What AcePilot does
One command triggers a full autonomous cycle: scan, match patterns, write, run, fix, report. No setup. No configuration. No questions.
Scan
Maps the full call graph. Finds every function, method, and edge case without test coverage. Cross-references source files against existing test files to build a precise gap list.
Pattern match
Reads your existing test files first. Uses the same framework,
naming conventions, assertion style, and mock patterns. If you use
describe/it with Jest and vi.fn() mocks,
every generated test follows that exactly.
Confidence gate
Adding tests is a reversible two-way door — it executes immediately without interruption. No prompts, no confirmations. If something breaks, the test run catches it before commit.
Write
Generates test cases for each untested function. Covers: happy path, edge cases, error conditions, and boundary values. Null inputs, empty arrays, type mismatches, and off-by-one scenarios are included by default.
Run
Executes the full test suite. Red triggers a diagnosis cycle: reads the failure, writes the fix, re-runs. Stops after 2 failed fix attempts on the same test and logs it as requiring human judgment. Never loops infinitely.
Coverage report
Logs what is now covered, what was intentionally skipped (trivial getters, generated boilerplate), and any remaining gaps that require a human decision. No silent omissions.
// What you get
- Test cases written in your framework (Jest, pytest, Go test, RSpec, etc.)

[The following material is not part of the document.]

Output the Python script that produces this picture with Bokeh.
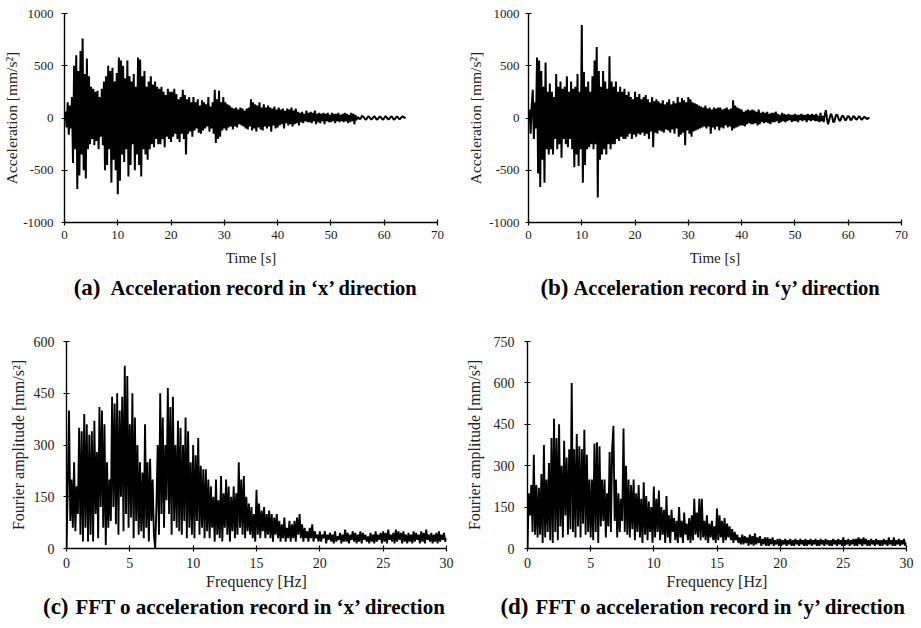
from bokeh.plotting import figure
from bokeh.layouts import column, row
from bokeh.models import Range1d, FixedTicker, Label, PrintfTickFormatter
from bokeh.embed import file_html
from bokeh.resources import INLINE
import numpy as np

# ---------------- data ----------------
dt = 0.2   # s, sampling step of the acceleration records
df = 0.1   # Hz, step of the Fourier spectra

accel_x = [
    0, 60, -90, 150, -160, 120, -100, 200, -430, 500,
    -300, 600, -680, 450, -550, 640, -350, 760, -500, 420,
    -580, 570, -300, 400, -250, 300, -200, 280, -260, 250,
    -220, 260, -300, 200, -180, 280, -260, 350, -500, 400,
    -450, 500, -300, 450, -620, 480, -400, 350, -500, 430,
    -730, 580, -600, 550, -350, 500, -420, 380, -300, 550,
    -560, 400, -450, 350, -250, 420, -500, 300, -350, 580,
    -450, 560, -560, 400, -300, 450, -350, 300, -400, 350,
    -300, 400, -250, 320, -280, 350, -200, 300, -250, 280,
    -250, 300, -200, 250, -280, 220, -180, 280, -200, 250,
    -230, 250, -180, 280, -150, 230, -200, 180, -230, 200,
    -150, 270, -200, 220, -350, 180, -150, 200, -130, 150,
    -180, 200, -120, 150, -100, 180, -140, 120, -150, 170,
    -120, 150, -100, 130, -80, 200, -130, 110, -100, 150,
    -150, 270, -240, 180, -200, 260, -180, 150, -120, 200,
    -100, 150, -120, 130, -90, 120, -80, 100, -110, 90,
    -80, 100, -90, 80, -60, 100, -70, 90, -80, 70,
    -100, 90, -110, 100, -80, 180, -120, 150, -100, 130,
    -130, 120, -90, 150, -110, 100, -120, 130, -80, 100,
    -100, 120, -80, 100, -130, 90, -70, 110, -100, 80,
    -90, 100, -70, 80, -60, 90, -100, 70, -50, 90,
    -70, 80, -60, 100, -80, 70, -60, 90, -50, 60,
    -70, 50, -40, 60, -50, 40, -30, 70, -40, 50,
    -40, 60, -50, 50, -30, 70, -60, 40, -40, 50,
    -50, 40, -30, 50, -60, 40, -30, 50, -40, 30,
    -40, 50, -30, 40, -50, 40, -30, 50, -40, 30,
    -30, 40, -40, 50, -30, 40, -50, 30, -40, 50,
    -30, 40, -60, 30, -20, 10, 0, -10, -5, 20,
    15, 5, -10, -15, 0, 15, 10, -5, -15, -5,
    10, 15, 0, -15, -10, 5, 15, 5, -10, -15,
    0, 15, 10, -5, -15, -5, 10, 15, 0, -15,
    -10, 5, 15, 5, -10, -10, 5, 15, 10, 0,
    10,
]

accel_y = [
    0, 80, -150, 120, 270, -200, 150, -100, 580, -530,
    550, -660, 450, -400, 300, -620, 530, -300, 250, -350,
    330, -300, 250, -350, 200, -200, 420, -300, 300, -250,
    350, -380, 280, -200, 300, -250, 400, -280, 250, -200,
    350, -300, 280, -470, 300, -350, 420, -460, 250, -300,
    890, -620, 440, -450, 300, -300, 350, -280, 250, -250,
    400, -300, 550, -250, 680, -760, 450, -400, 300, -350,
    450, -300, 350, -350, 280, -250, 590, -300, 350, -250,
    300, -250, 350, -200, 250, -220, 300, -180, 250, -200,
    280, -200, 220, -180, 250, -150, 200, -200, 180, -160,
    250, -180, 200, -150, 230, -160, 180, -140, 200, -170,
    220, -150, 180, -200, 150, -130, 200, -280, 160, -140,
    180, -150, 160, -120, 140, -130, 170, -140, 130, -110,
    150, -120, 180, -140, 130, -110, 160, -150, 140, -100,
    200, -180, 150, -160, 190, -140, 170, -260, 150, -120,
    200, -150, 180, -180, 150, -130, 140, -120, 130, -110,
    120, -100, 110, -90, 100, -80, 120, -100, 90, -80,
    100, -150, 80, -90, 100, -110, 90, -80, 100, -120,
    100, -90, 80, -100, 90, -70, 100, -90, 80, -80,
    90, -120, 170, -100, 120, -90, 100, -80, 90, -70,
    80, -70, 60, -80, 70, -60, 80, -50, 70, -60,
    80, -60, 70, -50, 60, -70, 80, -60, 50, -40,
    60, -50, 50, -40, 60, -50, 40, -60, 50, -40,
    50, -40, 60, -30, 40, -50, 30, -40, 50, -30,
    40, -40, 30, -30, 40, -20, 30, -40, 30, -30,
    40, -30, 30, -40, 30, -20, 40, -30, 30, -20,
    30, -40, 40, -20, 30, -30, 40, -20, 30, -30,
    40, -30, 20, -40, 50, -30, 20, -40, 30, 75,
    0, -60, -30, 20, 40, 10, -40, -35, 10, 35,
    25, -10, -30, -15, 15, 25, 5, -20, -20, 5,
    20, 10, -15, -20, 0, 20, 10, -10, -15, 0,
    15, 10, -10, -15, 0, 10, 5, -5, -10, 0,
    0,
]

fft_x = [
    0, 180, 400, 80, 200, 60, 250, 50, 180, 100,
    350, 40, 340, 20, 390, 60, 360, 20, 330, 40,
    340, 20, 370, 100, 280, 30, 410, 120, 400, 60,
    360, 10, 250, 60, 200, 80, 440, 120, 420, 70,
    450, 40, 400, 150, 440, 50, 530, 100, 500, 60,
    360, 90, 450, 30, 380, 80, 300, 40, 250, 50,
    220, 30, 360, 60, 250, 20, 260, 80, 200, 40,
    0, 120, 300, 40, 450, 100, 380, 60, 300, 140,
    465, 100, 410, 40, 440, 80, 300, 60, 370, 50,
    350, 40, 300, 80, 380, 30, 340, 60, 250, 40,
    300, 30, 270, 80, 320, 40, 240, 60, 230, 30,
    230, 50, 200, 30, 180, 60, 150, 20, 200, 40,
    140, 30, 210, 20, 160, 60, 200, 40, 180, 20,
    150, 50, 180, 30, 160, 40, 250, 60, 200, 40,
    210, 30, 150, 50, 130, 40, 120, 30, 100, 20,
    170, 40, 130, 30, 110, 50, 120, 30, 100, 40,
    110, 30, 100, 20, 90, 40, 100, 30, 80, 20,
    70, 30, 90, 20, 60, 30, 80, 20, 70, 30,
    80, 20, 90, 40, 100, 30, 70, 20, 60, 30,
    50, 20, 60, 30, 70, 20, 50, 30, 40, 20,
    50, 20, 40, 30, 50, 15, 40, 25, 45, 20,
    40, 15, 50, 20, 35, 25, 45, 15, 40, 20,
    55, 20, 45, 15, 40, 25, 50, 20, 45, 15,
    40, 20, 50, 15, 45, 25, 40, 20, 35, 15,
    45, 20, 40, 15, 50, 20, 40, 25, 45, 15,
    50, 20, 45, 15, 55, 25, 40, 20, 45, 15,
    55, 20, 50, 25, 45, 15, 50, 20, 40, 15,
    45, 20, 40, 15, 50, 20, 45, 25, 40, 15,
    50, 20, 45, 15, 55, 25, 40, 20, 45, 15,
    40, 20, 45, 15, 50, 20, 40, 25, 45, 20,
    30,
]

fft_y = [
    0, 200, 120, 230, 60, 340, 50, 230, 40, 220,
    50, 270, 20, 375, 40, 250, 60, 310, 30, 400,
    20, 470, 60, 400, 30, 450, 80, 300, 40, 390,
    120, 330, 50, 360, 70, 600, 60, 360, 40, 415,
    80, 370, 40, 360, 90, 430, 50, 340, 60, 250,
    40, 250, 30, 380, 60, 385, 20, 370, 80, 250,
    100, 250, 40, 200, 80, 350, 60, 360, 445, 100,
    250, 40, 200, 60, 180, 100, 435, 60, 300, 50,
    250, 40, 230, 70, 250, 30, 200, 60, 230, 40,
    180, 20, 240, 50, 190, 30, 170, 60, 150, 20,
    225, 40, 180, 60, 210, 30, 150, 50, 140, 20,
    190, 40, 120, 20, 140, 60, 110, 30, 100, 20,
    150, 40, 100, 20, 130, 50, 90, 30, 110, 20,
    120, 30, 180, 50, 130, 40, 180, 30, 180, 40,
    100, 30, 120, 20, 90, 40, 100, 30, 80, 20,
    145, 30, 120, 40, 100, 20, 110, 30, 90, 40,
    80, 30, 70, 20, 60, 30, 50, 20, 40, 15,
    50, 15, 45, 20, 40, 10, 50, 15, 45, 10,
    55, 15, 40, 20, 45, 10, 35, 15, 40, 10,
    40, 10, 35, 15, 40, 10, 30, 15, 35, 10,
    35, 10, 30, 15, 35, 10, 30, 15, 35, 10,
    30, 10, 35, 15, 30, 10, 35, 15, 30, 10,
    35, 10, 30, 15, 35, 10, 30, 15, 35, 10,
    30, 10, 35, 15, 30, 10, 35, 15, 30, 10,
    30, 10, 35, 15, 30, 10, 35, 15, 30, 10,
    40, 10, 30, 15, 35, 10, 30, 15, 35, 10,
    35, 10, 40, 15, 35, 10, 40, 15, 35, 10,
    30, 10, 35, 15, 30, 10, 35, 15, 30, 10,
    30, 10, 35, 15, 30, 10, 40, 15, 30, 10,
    40, 10, 30, 15, 35, 10, 30, 15, 35, 10,
    20,
]

time_ticks = [0, 10, 20, 30, 40, 50, 60, 70]
accel_ticks = [-1000, -500, 0, 500, 1000]
freq_ticks = [0, 5, 10, 15, 20, 25, 30]
fftx_ticks = [0, 150, 300, 450, 600]
ffty_ticks = [0, 150, 300, 450, 600, 750]

captions = [
    ("(a)", "Acceleration record in ‘x’ direction"),
    ("(b)", "Acceleration record in ‘y’ direction"),
    ("(c)", "FFT o acceleration record in ‘x’ direction"),
    ("(d)", "FFT o acceleration record in ‘y’ direction"),
]

FONT = "Liberation Serif"


def make_panel(width, height, bl, br, bt, bb, xr, yr, xticks, yticks,
               xlabel, ylabel, ytick_standoff, ylab_standoff,
               xtick_standoff, xlab_standoff, tick_size, xlab_size, ylab_size):
    p = figure(width=width, height=height,
               x_range=Range1d(*xr), y_range=Range1d(*yr),
               output_backend="svg", toolbar_location=None,
               min_border_left=bl, min_border_right=br,
               min_border_top=bt, min_border_bottom=bb)
    p.outline_line_color = None
    p.grid.visible = False
    for ax, ticks in ((p.xaxis[0], xticks), (p.yaxis[0], yticks)):
        ax.ticker = FixedTicker(ticks=ticks, minor_ticks=[])
        ax.formatter = PrintfTickFormatter(format="%d")
        ax.axis_line_color = "black"
        ax.axis_line_width = 1.4
        ax.major_tick_line_color = "black"
        ax.major_tick_line_width = 1.2
        ax.major_tick_in = 3
        ax.major_tick_out = 3
        ax.minor_tick_line_color = None
        ax.major_label_text_font = FONT
        ax.major_label_text_font_size = tick_size
        ax.major_label_text_color = "#1a1a1a"
        ax.axis_label_text_font = FONT
        ax.axis_label_text_font_style = "normal"
        ax.axis_label_text_color = "#222222"
    p.xaxis[0].axis_label_text_font_size = xlab_size
    p.yaxis[0].axis_label_text_font_size = ylab_size
    p.xaxis[0].axis_label = xlabel
    p.yaxis[0].axis_label = ylabel
    p.xaxis[0].major_label_standoff = xtick_standoff
    p.xaxis[0].axis_label_standoff = xlab_standoff
    p.yaxis[0].major_label_standoff = ytick_standoff
    p.yaxis[0].axis_label_standoff = ylab_standoff
    return p


def make_caption(width, height, letter, text, x_letter, x_text, y_base, size):
    c = figure(width=width, height=height,
               x_range=Range1d(0, width), y_range=Range1d(0, height),
               x_axis_type=None, y_axis_type=None,
               output_backend="svg", toolbar_location=None, min_border=0)
    c.outline_line_color = None
    c.grid.visible = False
    c.add_layout(Label(x=x_letter, y=y_base, text=letter, text_font=FONT,
                       text_font_size="23px", text_font_style="bold",
                       text_align="right", text_baseline="alphabetic",
                       text_color="black"))
    c.add_layout(Label(x=x_text, y=y_base, text=text, text_font=FONT,
                       text_font_size=size, text_font_style="bold",
                       text_align="left", text_baseline="alphabetic",
                       text_color="black"))
    return c


t_x = np.arange(len(accel_x)) * dt
t_y = np.arange(len(accel_y)) * dt
f_x = np.arange(len(fft_x)) * df
f_y = np.arange(len(fft_y)) * df

# (a)
pa = make_panel(460, 271, 64, 23, 13, 49, (0, 70), (-1000, 1000),
                time_ticks, accel_ticks, "Time [s]", "Acceleration [mm/s²]",
                8, 0, 5, 8, "13px", "15px", "15.5px")
pa.line(t_x, accel_x, line_color="black", line_width=2.0)

# (b)
pb = make_panel(461, 271, 68, 20, 13, 49, (0, 70), (-1000, 1000),
                time_ticks, accel_ticks, "Time [s]", "Acceleration [mm/s²]",
                6, 2, 5, 8, "13px", "15px", "15.5px")
pb.line(t_y, accel_y, line_color="black", line_width=2.0)

# (c)
pc = make_panel(460, 274, 66, 14, 21, 46, (0, 30), (0, 600),
                freq_ticks, fftx_ticks, "Frequency [Hz]", "Fourier amplitude [mm/s²]",
                9, 4, 6, 2, "14px", "16px", "16px")
pc.line(f_x, fft_x, line_color="black", line_width=1.9)

# (d)
pd_ = make_panel(461, 274, 67, 15, 21, 46, (0, 30), (0, 750),
                 freq_ticks, ffty_ticks, "Frequency [Hz]", "Fourier amplitude [mm/s²]",
                 10, 8, 6, 2, "14px", "16px", "16px")
pd_.line(f_y, fft_y, line_color="black", line_width=1.9)

ca = make_caption(460, 49, captions[0][0], captions[0][1], 100, 110, 33, "20.5px")
cb = make_caption(461, 49, captions[1][0], captions[1][1], 108, 113, 33, "20.5px")
cc = make_caption(460, 33, captions[2][0], captions[2][1], 68, 75, 21, "21px")
cd = make_caption(461, 33, captions[3][0], captions[3][1], 68, 75, 21, "21px")

layout = column(row(pa, pb), row(ca, cb), row(pc, pd_), row(cc, cd))
open("out.html", "w").write(file_html(layout, INLINE))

- Matching naming conventions, assertion style, and mock patterns from existing tests
- Edge cases: null inputs, empty arrays, boundary values, error conditions
- Regression tests for any bug that was recently fixed
- CI-ready: tests pass before commit
- Summary: functions tested, coverage %, any skipped with reason
Real example
On a 3,000-line Express API with 12% test coverage,
/acepilot auto add tests wrote 47 test cases in one
session. Coverage went from 12% to 68%. Three tests revealed real bugs
in the rate limiter and token validation logic that were already in
production.
The rate limiter was resetting its window on every request instead of
per-client. The token validator was accepting expired JWTs if the
nbf claim was missing. Both were in code that had shipped
months earlier with no coverage. The tests found them. AcePilot flagged
them as requiring human review before fixing — these were logic questions,
not mechanical fixes.
When to use this
- You inherited a codebase with no tests and need coverage fast
- Before a refactor — you need a safety net to catch regressions
- After shipping fast — now fill in the test coverage you skipped
- CI pipeline is failing because coverage dropped below a threshold
Try it yourself
$ cd acepilot && ./acepilot-14.0/install.sh
# In your project directory
$ claude
> /acepilot auto add tests
AcePilot detects your test framework automatically. If you have Jest config, pytest.ini, or a go.mod, it reads those first. If you have no existing tests at all, it asks you one question: which framework? Then it runs.